--- begin PROVIDED RECORDS ---

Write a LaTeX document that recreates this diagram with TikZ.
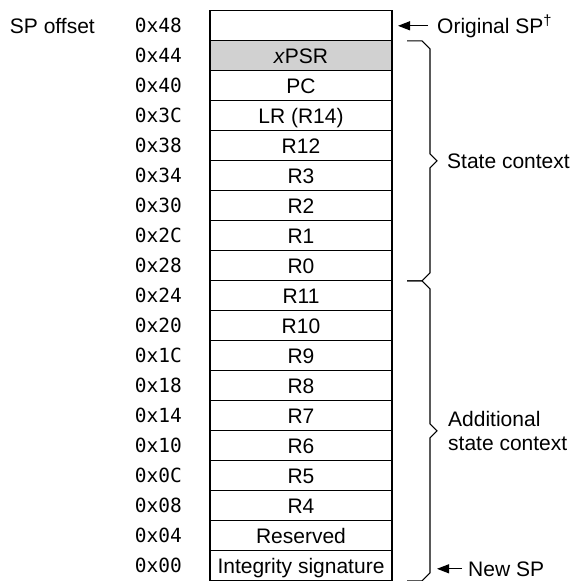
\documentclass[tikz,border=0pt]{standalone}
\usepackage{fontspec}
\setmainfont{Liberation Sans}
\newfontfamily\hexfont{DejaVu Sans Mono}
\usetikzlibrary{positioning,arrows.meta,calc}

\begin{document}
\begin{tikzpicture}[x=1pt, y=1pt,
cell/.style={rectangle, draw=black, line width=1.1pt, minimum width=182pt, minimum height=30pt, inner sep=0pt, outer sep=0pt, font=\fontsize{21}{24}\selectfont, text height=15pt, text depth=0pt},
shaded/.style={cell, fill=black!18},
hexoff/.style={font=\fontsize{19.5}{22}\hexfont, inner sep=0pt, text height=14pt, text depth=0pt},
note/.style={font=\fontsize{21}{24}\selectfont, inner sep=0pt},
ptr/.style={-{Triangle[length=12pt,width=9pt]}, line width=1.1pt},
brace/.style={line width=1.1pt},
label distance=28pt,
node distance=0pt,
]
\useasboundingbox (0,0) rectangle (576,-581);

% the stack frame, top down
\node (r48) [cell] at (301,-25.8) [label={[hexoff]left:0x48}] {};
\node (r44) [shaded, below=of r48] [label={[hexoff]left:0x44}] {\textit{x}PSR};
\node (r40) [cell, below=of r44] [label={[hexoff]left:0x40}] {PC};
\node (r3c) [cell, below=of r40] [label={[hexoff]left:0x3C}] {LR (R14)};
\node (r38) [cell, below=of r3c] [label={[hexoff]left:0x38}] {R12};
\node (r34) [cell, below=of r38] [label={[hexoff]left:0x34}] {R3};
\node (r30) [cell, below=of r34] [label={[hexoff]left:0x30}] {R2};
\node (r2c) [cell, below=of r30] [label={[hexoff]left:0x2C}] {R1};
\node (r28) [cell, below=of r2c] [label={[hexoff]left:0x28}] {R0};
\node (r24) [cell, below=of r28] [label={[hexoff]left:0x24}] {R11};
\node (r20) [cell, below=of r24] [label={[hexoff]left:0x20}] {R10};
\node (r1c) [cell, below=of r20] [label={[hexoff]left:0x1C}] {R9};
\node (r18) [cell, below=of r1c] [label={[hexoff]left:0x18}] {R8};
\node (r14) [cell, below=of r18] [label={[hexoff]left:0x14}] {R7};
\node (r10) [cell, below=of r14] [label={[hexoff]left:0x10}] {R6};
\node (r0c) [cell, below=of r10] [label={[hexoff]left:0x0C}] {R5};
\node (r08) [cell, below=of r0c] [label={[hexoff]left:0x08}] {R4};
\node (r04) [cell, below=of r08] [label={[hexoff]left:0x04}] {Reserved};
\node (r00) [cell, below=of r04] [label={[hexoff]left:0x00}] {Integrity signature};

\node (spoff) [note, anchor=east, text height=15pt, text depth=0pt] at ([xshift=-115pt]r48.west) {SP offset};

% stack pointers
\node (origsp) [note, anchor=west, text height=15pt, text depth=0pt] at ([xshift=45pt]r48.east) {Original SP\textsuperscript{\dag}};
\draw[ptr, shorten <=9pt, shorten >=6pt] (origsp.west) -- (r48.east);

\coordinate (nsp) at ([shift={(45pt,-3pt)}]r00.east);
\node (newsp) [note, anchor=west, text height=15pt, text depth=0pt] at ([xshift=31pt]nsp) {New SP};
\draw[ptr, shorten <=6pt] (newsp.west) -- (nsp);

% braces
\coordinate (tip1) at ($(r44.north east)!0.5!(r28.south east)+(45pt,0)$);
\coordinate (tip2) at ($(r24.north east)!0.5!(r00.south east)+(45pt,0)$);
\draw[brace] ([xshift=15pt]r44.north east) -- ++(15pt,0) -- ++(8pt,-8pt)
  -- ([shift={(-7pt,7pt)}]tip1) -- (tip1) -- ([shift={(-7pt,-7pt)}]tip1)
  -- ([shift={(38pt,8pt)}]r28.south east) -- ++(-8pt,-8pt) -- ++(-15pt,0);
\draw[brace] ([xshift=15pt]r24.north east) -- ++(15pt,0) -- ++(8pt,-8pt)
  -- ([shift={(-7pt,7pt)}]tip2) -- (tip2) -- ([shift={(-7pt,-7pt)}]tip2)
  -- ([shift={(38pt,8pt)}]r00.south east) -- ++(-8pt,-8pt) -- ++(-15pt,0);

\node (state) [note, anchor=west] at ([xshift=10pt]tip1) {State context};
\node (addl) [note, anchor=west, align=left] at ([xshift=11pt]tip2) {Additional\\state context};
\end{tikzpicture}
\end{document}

--- end PROVIDED RECORDS ---
--- begin PROVIDED RECORDS ---

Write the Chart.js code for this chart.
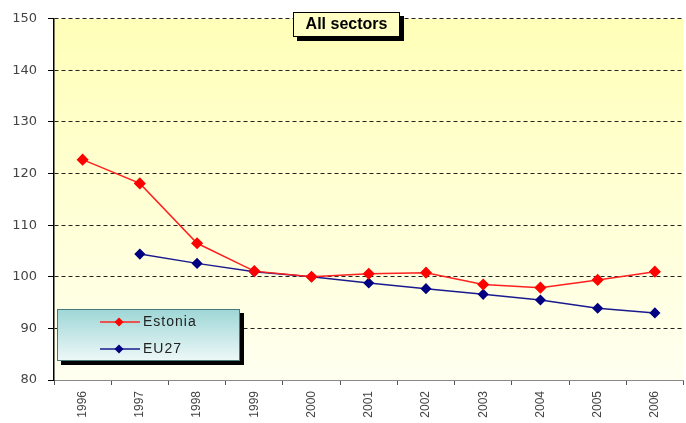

--- end PROVIDED RECORDS ---

> _TO BE DONE_
Give again the lines from "Write a LaTeX" to "(0,0) rectangle (576,-581);" exactly, both of those lines included, and do not include any pictures.

> _REPLY TO THE TASK_
Write a LaTeX document that recreates this diagram with TikZ.
\documentclass[tikz,border=0pt]{standalone}
\usepackage{fontspec}
\setmainfont{Liberation Sans}
\newfontfamily\hexfont{DejaVu Sans Mono}
\usetikzlibrary{positioning,arrows.meta,calc}

\begin{document}
\begin{tikzpicture}[x=1pt, y=1pt,
cell/.style={rectangle, draw=black, line width=1.1pt, minimum width=182pt, minimum height=30pt, inner sep=0pt, outer sep=0pt, font=\fontsize{21}{24}\selectfont, text height=15pt, text depth=0pt},
shaded/.style={cell, fill=black!18},
hexoff/.style={font=\fontsize{19.5}{22}\hexfont, inner sep=0pt, text height=14pt, text depth=0pt},
note/.style={font=\fontsize{21}{24}\selectfont, inner sep=0pt},
ptr/.style={-{Triangle[length=12pt,width=9pt]}, line width=1.1pt},
brace/.style={line width=1.1pt},
label distance=28pt,
node distance=0pt,
]
\useasboundingbox (0,0) rectangle (576,-581);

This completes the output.